Both Schlangen and I used precomputed and partly hand-annotated information from various sources, which are currently not available in a spoken dialogue system. Furthermore, many of these features were neither calculated incrementally (that is, from left to right through the utterance, only using information available at that point in time) nor under real-time constraints. This would be necessary for the application in an incremental spoken dialogue system.
In terms of incrementality, most prosody models lack the factor of time. That is, they provide a static view on the final prosodic representation of the utterance, once it has completed. They do not take into account what intermediate interpretations or representations could have been built or would have been reasonable and the conclusions that might have been drawn from these intermediate results.
My project concerns the design of an incremental prosody model (and the implementation of this model in a system) that takes into account the phonological structure as represented on the phonemic and syllabic level. This includes the necessity of a dynamic view of speech as it happens, including the need to form hypotheses, build alternative representations, to commit to hypotheses or to reinterprete past data.

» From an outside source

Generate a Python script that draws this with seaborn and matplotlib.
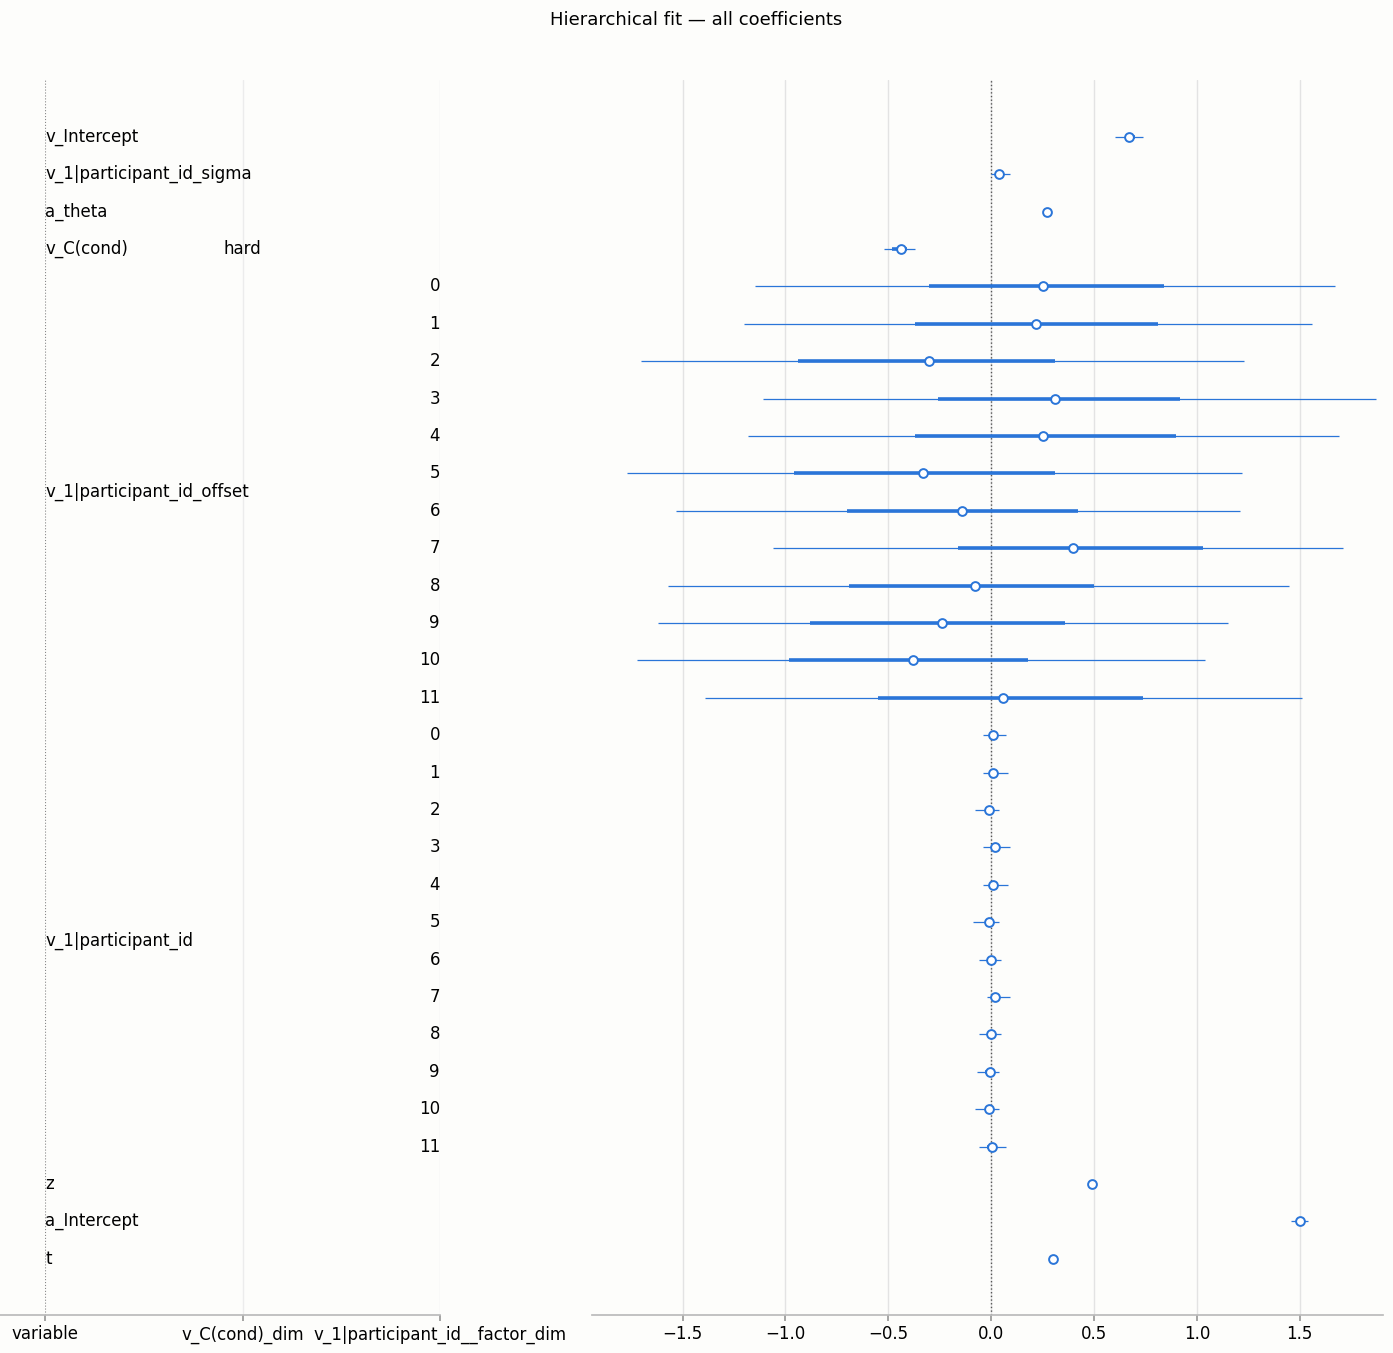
import numpy as np
import matplotlib
matplotlib.use("Agg")
import matplotlib.pyplot as plt
import seaborn as sns

sns.set_theme(style="white")
plt.rcParams["font.family"] = ["DejaVu Sans"]
plt.rcParams["text.color"] = "black"
plt.rcParams["xtick.color"] = "black"

BLUE = "#2a75d8"
BG = "#fdfdfb"

# rows top to bottom: (variable, cond_dim, factor_dim)
variables = ["v_Intercept", "v_1|participant_id_sigma", "a_theta", "v_C(cond)"] + \
    ["v_1|participant_id_offset"] * 12 + ["v_1|participant_id"] * 12 + ["z", "a_Intercept", "t"]
cond_dim = ["", "", "", "hard"] + [""] * 27
factor_dim = ["", "", "", ""] + [str(i) for i in range(12)] * 2 + ["", "", ""]

means = [0.67, 0.04, 0.27, -0.44,
         0.25, 0.22, -0.30, 0.31, 0.25, -0.33, -0.14, 0.40, -0.08, -0.24, -0.38, 0.06,
         0.01, 0.01, -0.01, 0.02, 0.01, -0.01, 0.0, 0.02, 0.0, -0.005, -0.01, 0.005,
         0.49, 1.50, 0.30]
hdi_lo = [0.60, 0.0, 0.25, -0.52,
          -1.15, -1.20, -1.70, -1.11, -1.18, -1.77, -1.53, -1.06, -1.57, -1.62, -1.72, -1.39,
          -0.04, -0.04, -0.08, -0.04, -0.04, -0.09, -0.06, -0.02, -0.06, -0.07, -0.08, -0.06,
          0.48, 1.46, 0.29]
hdi_hi = [0.74, 0.09, 0.29, -0.37,
          1.67, 1.56, 1.23, 1.87, 1.69, 1.22, 1.21, 1.71, 1.45, 1.15, 1.04, 1.51,
          0.07, 0.08, 0.04, 0.09, 0.08, 0.04, 0.05, 0.09, 0.05, 0.04, 0.04, 0.07,
          0.50, 1.54, 0.31]
iqr_lo = [0.65, 0.02, 0.26, -0.48,
          -0.30, -0.37, -0.94, -0.26, -0.37, -0.96, -0.70, -0.16, -0.69, -0.88, -0.98, -0.55,
          -0.01, -0.01, -0.03, 0.0, -0.01, -0.03, -0.02, 0.0, -0.02, -0.03, -0.03, -0.02,
          0.49, 1.49, 0.30]
iqr_hi = [0.70, 0.06, 0.28, -0.41,
          0.84, 0.81, 0.31, 0.92, 0.90, 0.31, 0.42, 1.03, 0.50, 0.36, 0.18, 0.74,
          0.03, 0.03, 0.01, 0.04, 0.03, 0.01, 0.02, 0.04, 0.02, 0.01, 0.01, 0.03,
          0.49, 1.51, 0.30]

n = len(means)
ys = np.arange(n)

fig = plt.figure(figsize=(13.93, 13.53), dpi=100, facecolor=BG)
axl = fig.add_axes([45 / 1393, 1 - 1315 / 1353, 395 / 1393, (1315 - 80) / 1353])
axr = fig.add_axes([592 / 1393, 1 - 1315 / 1353, 791 / 1393, (1315 - 80) / 1353])
ylim = (31.5, -1.52)

for ax in (axl, axr):
    ax.set_facecolor(BG)
    ax.set_ylim(*ylim)
    ax.set_yticks([])
    for s in ["top", "right", "left"]:
        ax.spines[s].set_visible(False)
    ax.spines["bottom"].set_color("#bbbbbb")

# right: forest
axr.set_xlim(-1.94, 1.905)
axr.set_xticks([-1.5, -1.0, -0.5, 0.0, 0.5, 1.0, 1.5])
axr.set_xticklabels(["\u22121.5", "\u22121.0", "\u22120.5", "0.0", "0.5", "1.0", "1.5"], fontsize=12)
axr.tick_params(axis="x", bottom=True, length=4, color="#999999")
for t in axr.get_xticks():
    axr.axvline(t, color="#e3e3e3", lw=1, zorder=0)
axr.axvline(0, color="#555555", lw=1, ls=":", zorder=1)
axr.hlines(ys, hdi_lo, hdi_hi, color=BLUE, lw=0.9, zorder=2)
axr.hlines(ys, iqr_lo, iqr_hi, color=BLUE, lw=2.6, zorder=3)
sns.scatterplot(x=means, y=ys, ax=axr, s=40, color="white", edgecolor=BLUE,
                linewidth=1.4, zorder=4, legend=False)

# left: labels
axl.set_xlim(0, 1)
axl.set_xticks([0, 0.5, 1])
axl.set_xticklabels(["variable", "v_C(cond)_dim", "v_1|participant_id__factor_dim"], fontsize=12)
axl.tick_params(axis="x", bottom=True, length=4, color="#999999")
axl.spines["bottom"].set_bounds(-45 / 395, 1)
axl.axvline(0, color="#888888", lw=0.8, ls=":")
axl.axvline(0.5, color="#ececec", lw=1)
axl.axvline(1, color="#ececec", lw=1)

for v in dict.fromkeys(variables):
    idx = [i for i, x in enumerate(variables) if x == v]
    axl.text(0, np.mean(idx), v, ha="left", va="center", fontsize=12)
for i in range(n):
    if cond_dim[i]:
        axl.text(0.5, i, cond_dim[i], ha="center", va="center", fontsize=12)
    if factor_dim[i]:
        axl.text(1, i, factor_dim[i], ha="right", va="center", fontsize=12)

fig.text(0.5, 1 - 20 / 1353, "Hierarchical fit \u2014 all coefficients", ha="center", va="center", fontsize=13)
fig.savefig("out.png", dpi=100, facecolor=BG)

This task requires the design of a prosodically labelled corpus, which will be used to investigate the properties specific to incremental prosody models, to train components using machine learning techniques as well as to evaluate the final system. As my work is geared towards spoken dialogue systems, I want to acquire a corpus of human-machine dialogue through Wizard-of-Oz simulations and if certain modules' performance allows, I may be able to enlarge the corpus without having to perform further WOZ experiments, but using limited versions of the system.
In a preliminary study (Baumann 2008) I have developed a toy spoken dialogue system that only deals with the prediction of the end-of-turn using simple acoustic-prosodic features and machine-learned classifiers. My next steps will be to incorporate syllable recognition into ASR for this system, to design a more phonologically grounded representation of accents and phrasal boundaries, and to setup and perform WOZ experiments.
My main focus lies on interaction management, for which boundary detection and boundary interpretation (with regard to end-of-turn, hesitation management and possibly back-channel generation) are the main topics. At the same time, better prosody modelling may also be helpful in other tasks, for example ASR, lexical disambiguation, parsing, focus, etc.